Global copper smelting edges higher in Sept, satellite data shows

Qinghai copper smelter in China. (Stock image)

Global copper smelting edged up in September, but remained below the two-year average as negotiations ramped up between smelters and miners for treatment charges, data from satellite surveillance of metal processing plants showed on Wednesday.

Weaker smelting activity in China, the world’s biggest refined copper producer, was mainly behind the lacklustre readings, according to a joint statement from commodities broker Marex and SAVANT, the satellite analytics service Marex launched with Earth-i in 2019.

Miners hold talks on how much they should pay smelters to process their raw material in the weeks ahead of industry gathering London Metal Exchange Week in late October.

“Reducing smelting activity, at a time when a number of mines in South America face the threat of strike action and disruptions from local communities, could help alleviate any tightness that might be used as a bargaining chip by the mining side,” the statement said.

Earth-i, which specialises in geospatial data, tracks smelters representing 80-90% of global production. It sells data to fund managers, traders and miners, and also publishes a free monthly index of global copper smelter activity.
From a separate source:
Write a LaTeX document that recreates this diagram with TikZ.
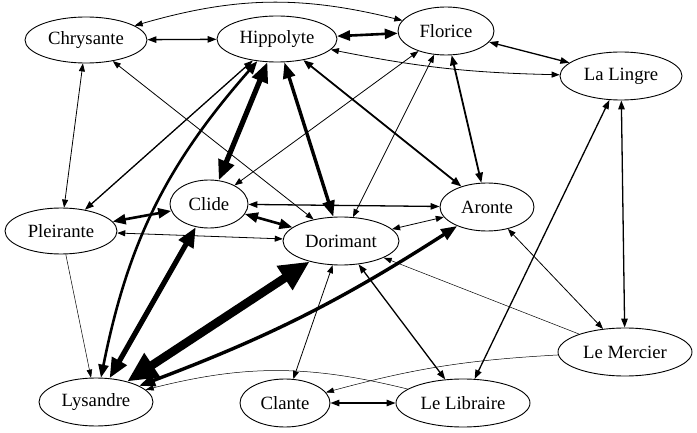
\documentclass[tikz,border=0pt]{standalone}
\usepackage{fontspec}
\setmainfont{Liberation Serif}
\usetikzlibrary{arrows.meta,shapes.geometric}

\begin{document}
\begin{tikzpicture}[
    x=1pt, y=1pt,
    person/.style={ellipse, draw, line width=0.9pt, inner sep=0pt, minimum height=48pt, font=\fontsize{18.7}{22}\selectfont},
    faint/.style={>={Triangle[length=8pt,width=5.5pt]}, <->, line width=0.5pt},
    light/.style={>={Triangle[length=8pt,width=6pt]}, <->, line width=0.8pt},
    plain/.style={>={Triangle[length=9pt,width=6.5pt]}, <->, line width=1.3pt},
    firm/.style={>={Triangle[length=10pt,width=7.5pt]}, <->, line width=1.8pt},
    stout/.style={>={Triangle[length=13pt,width=10pt]}, <->, line width=2.6pt},
    heavy/.style={>={Triangle[length=16pt,width=12pt]}, <->, line width=3.4pt},
    massive/.style={>={Triangle[length=20pt,width=16pt]}, <->, line width=5.2pt},
    colossal/.style={>={Triangle[length=30pt,width=27pt]}, <->, line width=8.5pt}
  ]
  \useasboundingbox (0,0) rectangle (697,-433);

  \node[person, minimum width=122pt, minimum height=46pt] (chr) at (86,-40) {Chrysante};
  \node[person, minimum width=120pt, minimum height=46pt] (hip) at (277,-39) {Hippolyte};
  \node[person, minimum width=96pt] (flo) at (446,-31) {Florice};
  \node[person, minimum width=122pt] (lal) at (621,-76) {La Lingre};
  \node[person, minimum width=78pt] (cli) at (209,-204) {Clide};
  \node[person, minimum width=116pt] (dor) at (341,-241) {Dorimant};
  \node[person, minimum width=94pt] (aro) at (487,-207) {Aronte};
  \node[person, minimum width=112pt, minimum height=46pt] (ple) at (61,-231) {Pleirante};
  \node[person, minimum width=114pt] (lys) at (96,-402) {Lysandre};
  \node[person, minimum width=90pt] (cla) at (285,-403) {Clante};
  \node[person, minimum width=134pt] (lib) at (463,-403) {Le Libraire};
  \node[person, minimum width=134pt] (mer) at (625,-352) {Le Mercier};

  % top row
  \draw[light] (flo) to[bend right=15] (chr);
  \draw[plain] (chr) -- (hip);
  \draw[stout] (hip) -- (flo);
  \draw[light] (hip) to[bend right=5] (lal);
  \draw[plain] (flo) -- (lal);

  % from the top down
  \draw[light] (chr) -- (ple);
  \draw[light] (chr) -- (dor);
  \draw[plain] (hip) -- (ple);
  \draw[stout] (hip) to[bend right=15] (lys);
  \draw[massive] (hip) -- (cli);
  \draw[heavy] (hip) -- (dor);
  \draw[firm] (hip) -- (aro);
  \draw[light] (flo) -- (cli);
  \draw[light] (flo) -- (dor);
  \draw[firm] (flo) -- (aro);
  \draw[plain] (lal) -- (lib);
  \draw[plain] (lal) -- (mer);

  % middle
  \draw[plain] (cli) -- (aro);
  \draw[stout] (cli) -- (dor);
  \draw[stout] (cli) -- (ple);
  \draw[light] (ple) -- (dor);
  \draw[light] (dor) -- (aro);

  % down to the bottom row
  \draw[massive] (cli) -- (lys);
  \draw[faint, ->] (ple) -- (lys);
  \draw[colossal] (dor) -- (lys);
  \draw[heavy] (aro) to[bend left=6] (lys);
  \draw[light] (dor) -- (cla);
  \draw[plain] (dor) -- (lib);
  \draw[faint, ->] (mer) -- (dor);
  \draw[light] (aro) -- (mer);
  \draw[faint, ->] (mer) to[bend right=6] (cla);
  \draw[plain] (cla) -- (lib);
  \draw[faint, ->] (lib) to[bend right=14] (lys);
\end{tikzpicture}
\end{document}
Its global copper dispersion index, a measure of smelter activity, rose to 49.0 in September from 48.6 the month before.

The Chinese dispersion index fell for the fourth straight month in September to 44.8, its lowest level since March 2021.

Under the dispersion index, 50 points indicate that smelters are operating at the average level of the past 12 months. It also has a second index showing the percentage of active smelters.

In nickel, global smelting activity extended its recovery in September after sliding in July to the lowest seen in the 5-1/2 year history of the data.

The global dispersion index for nickel climbed to 51.3 in September from 50.1 in August and compared to a record low of 37.8 in July.

The recovery has been largely due to strong gains in production of nickel pig iron (NPI) in Indonesia.

“The commissioning of new lines across a number of sites has been clearly visible,” the statement said.